SUFFOLK, Va. - State Police are investigating signatures collected by the campaign of a candidate running for city council, according to the Commonwealth's Attorney.

Narendra Pleas told News 3 she had no other comment because it's a pending investigation.

The registrar for the city said some petition signatures collected by the campaign for Art Bredemeyer were found to be "not authentic" and directed further questions to the Commonwealth's Attorney.

Bredemeyer is a candidate for the Suffolk Borough Council seat and is running for the open seat against John Rector.

In order to run for city council in the city, candidates need 125 signatures of certified voters on a petition. The petition contains voters' names, signatures, full addresses, and the date they signed.

In a statement to News 3, Bredemeyer said the signatures appeared to be authentic to the campaign when collected, but he said he "strongly support[s] the investigation."

Bredemeyer says the signatures in question were collected by a consultant for just this part of the campaign.

"Because the individual is being investigated by law enforcement authorities and I want to avoid any possible interference, I do not want to give any further comment," he said.

Bredemeyer has unsuccessfully run for office twice before, according to the Virginia Public Access Project.

News 3 spoke with four voters, including three on-camera, whom said their names are listed on the petition, but they did not sign it.

"I'm upset.
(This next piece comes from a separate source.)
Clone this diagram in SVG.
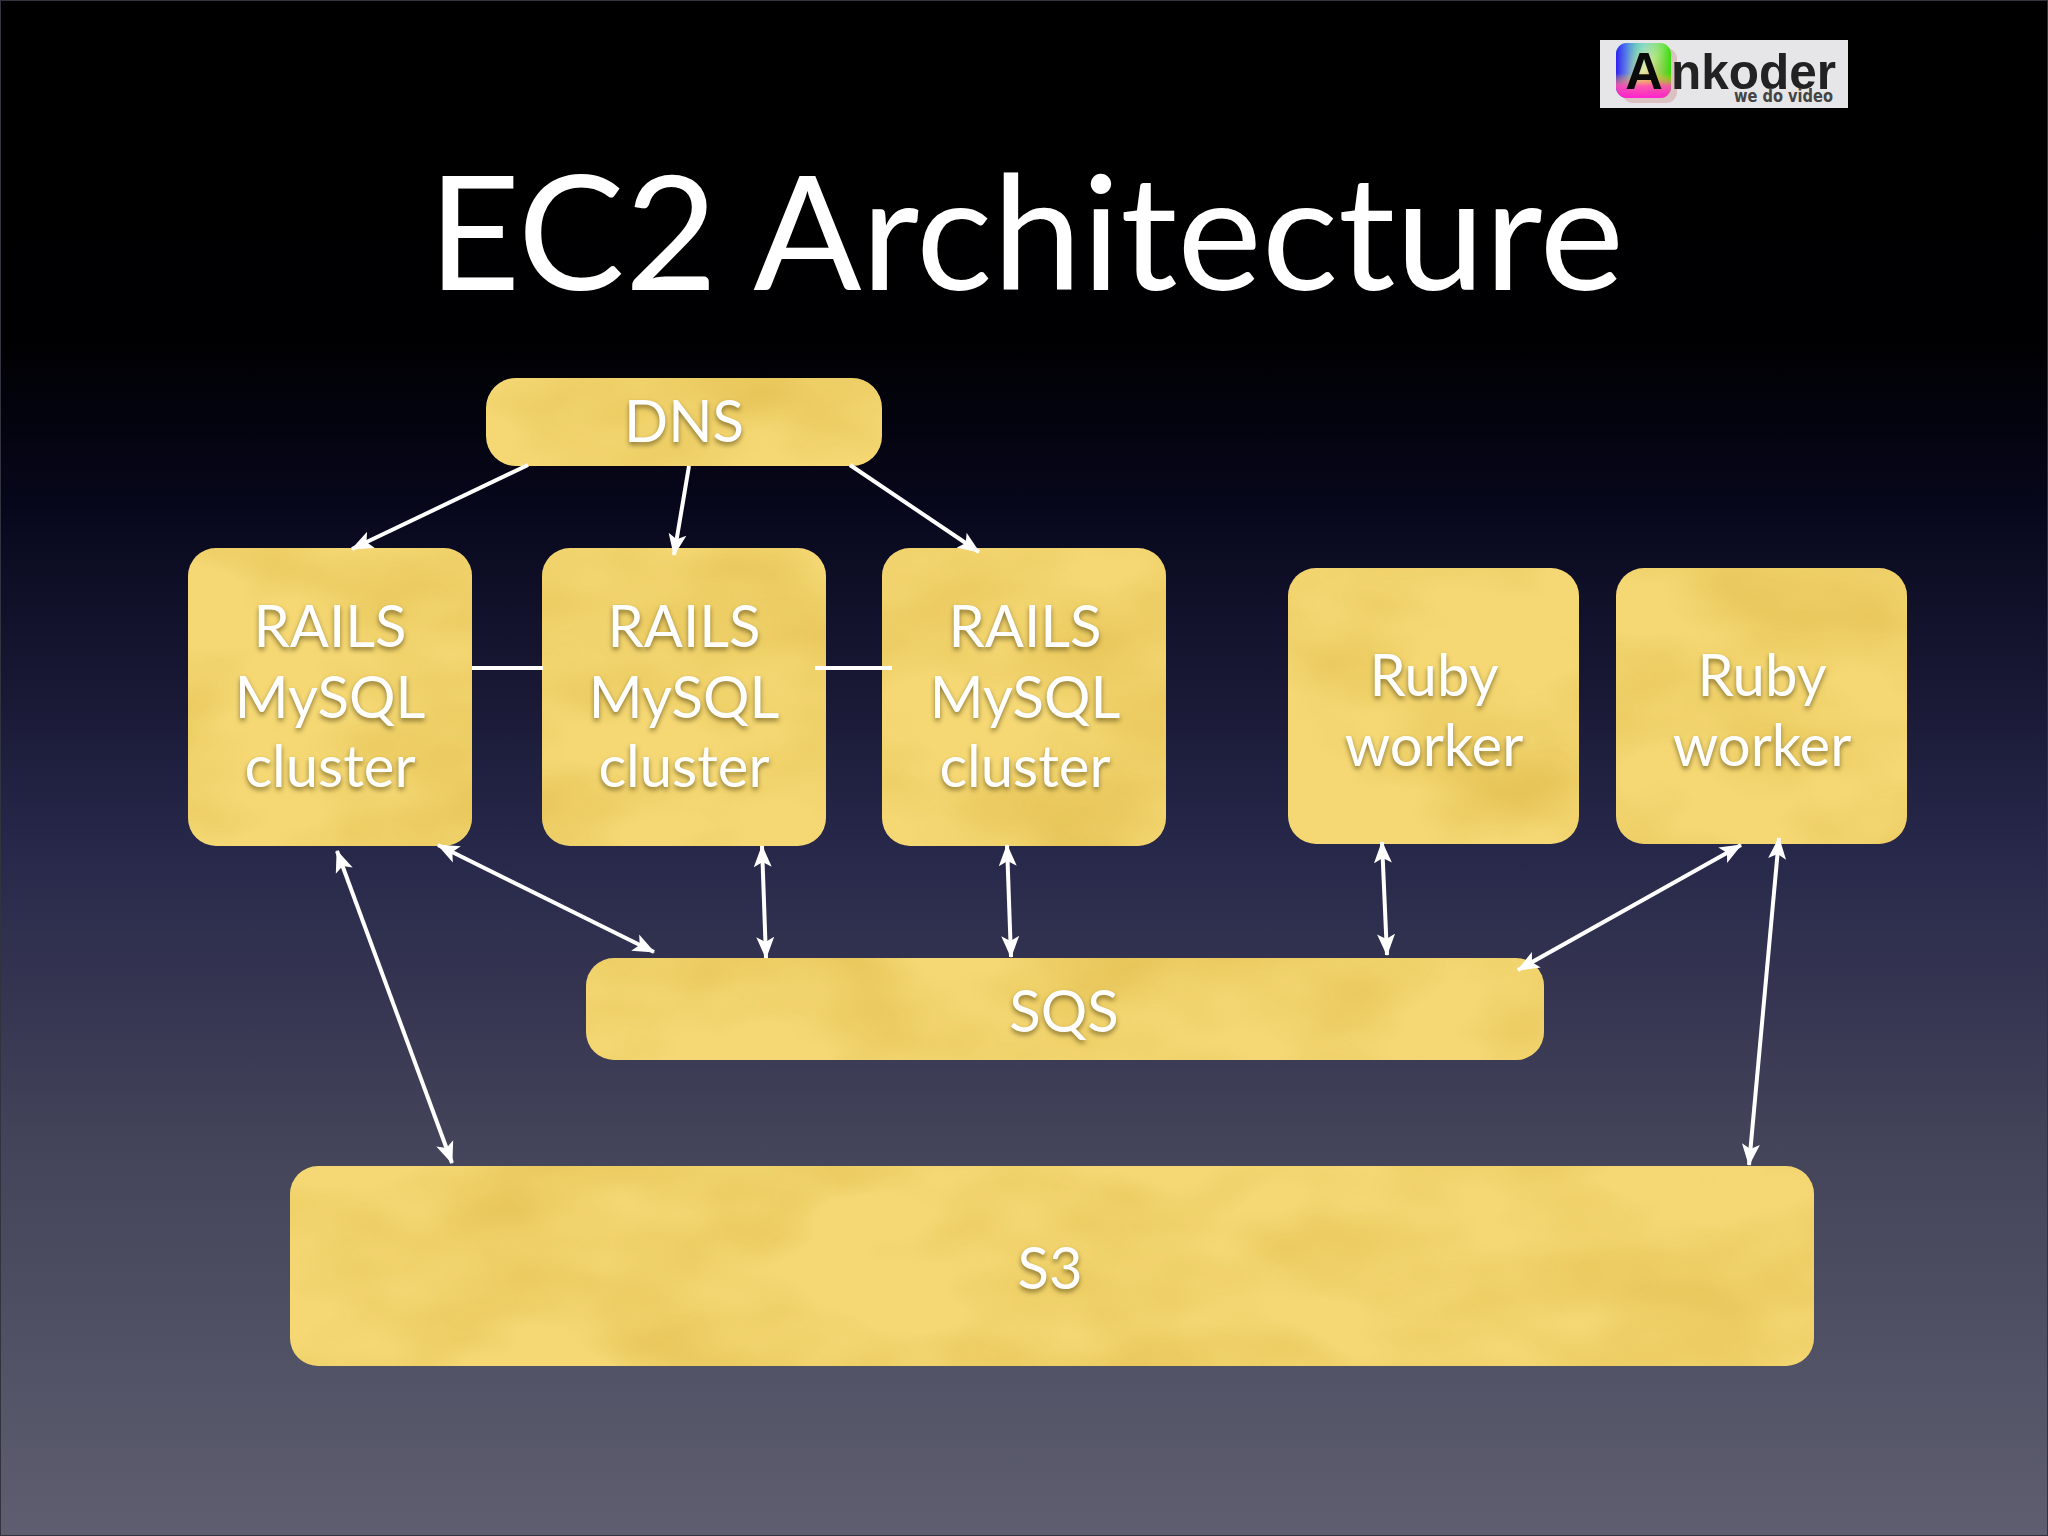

I don't know what to say about it. We're surprised that it's on there and it shouldn't be," said Eric Sterling.

"I was surprised. I was really pretty angry and really disappointed to be honest," said Amy Jonak.

Two of Bredemeyer's neighbors are also listed on the petition, but Stephen Wheeler says neither he nor his wife signed it. They live just a few doors down from Bredemeyer, although Stephen's old address is listed on his entry.

"It's disappointing, but very typical of today's environment," said Wheeler.

The voters said they want answers on how their names wound up on the petition. "Whatever happens I hope people will figure out where the blame actually lies," said Jonak.